Even bees have their preferred meal when they are hungry. Bees like flowers and their flavor when they are fresh from the rural areas rather than in the neighboring urban cities, researchers stated.
This newfound information will definitely challenge the urban beekeepers in how they will handle it. It will also debunk the long-believed thing that farmland and honey bees are incompatible, said authors of a new study from The Ohio State University. The researchers experimented on some honeybee colonies.
They placed the honey bee colonies in an apiary in a central Ohio cemetery right in the middle of where urban residential development meets the farmland. They left the colonies of honey bees to fend for themselves and choose what flower pollen and where to get nectar from. The outcome of the study has shocked the researchers. Almost every time, the honeybees went to the rural areas, unlike what they expected.

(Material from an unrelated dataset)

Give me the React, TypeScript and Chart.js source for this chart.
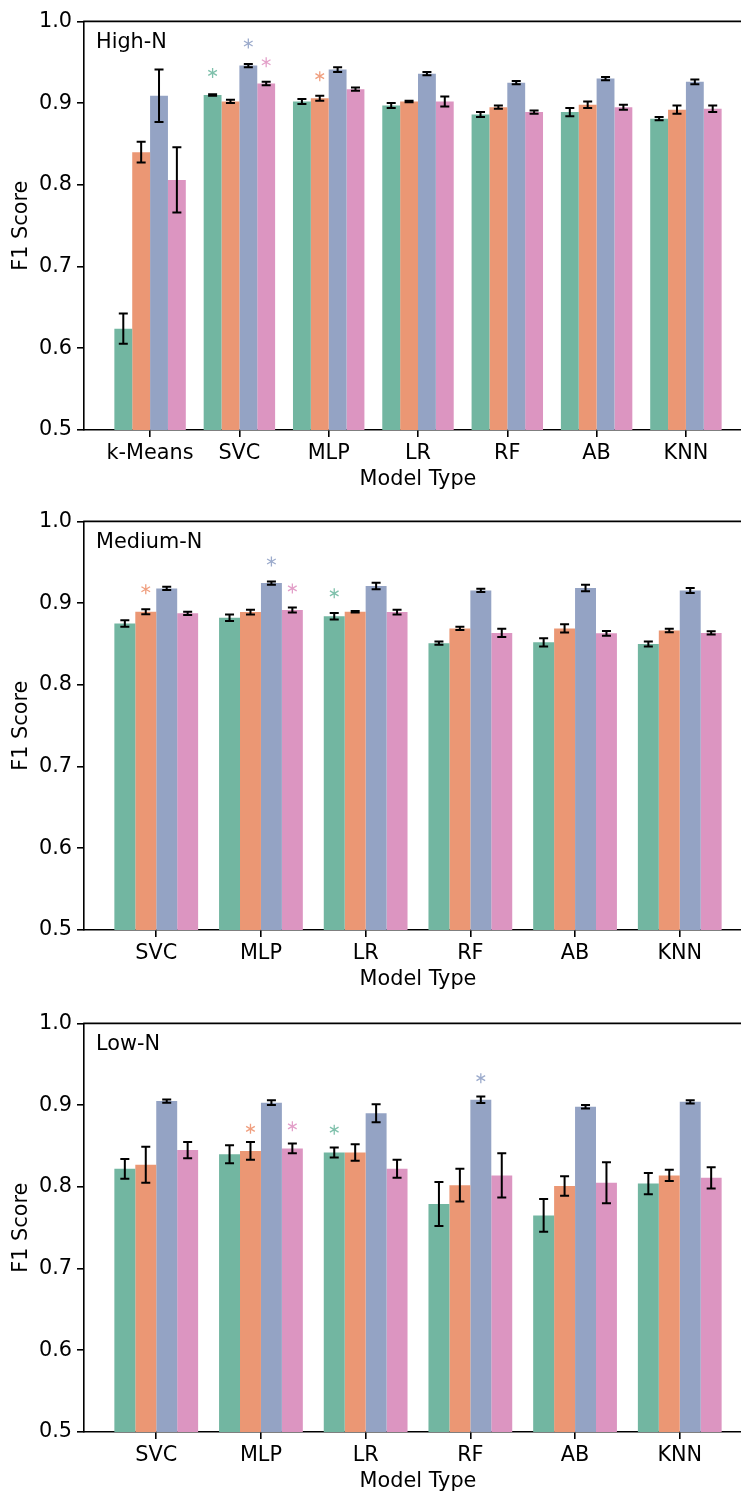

The study went on from late summer to early fall, said lead author Douglas Sponsler, who was a graduate student in entomology at Ohio State when the research was conducted in 2014. The study, which was published in the Journal of Urban Ecology, has found out that the plants from the agricultural areas are really favored by the bees. At some point, it even came out with 96 percent of collected pollen, reported Science Daily.
"Honey bees didn't seem to care that much what the floral diversity was. What they wanted was large patches of their favorite stuff," said Sponsler, who now works at Penn State University. The honey bees' favorite was Goldenrod, according to the researchers. It also became more prominent as winter was approaching and end of the season.
This might change the minds of beekeepers. This study has proven that assorted plants do not necessarily attract bees. This has also answered as to why bees in the urban areas are dying.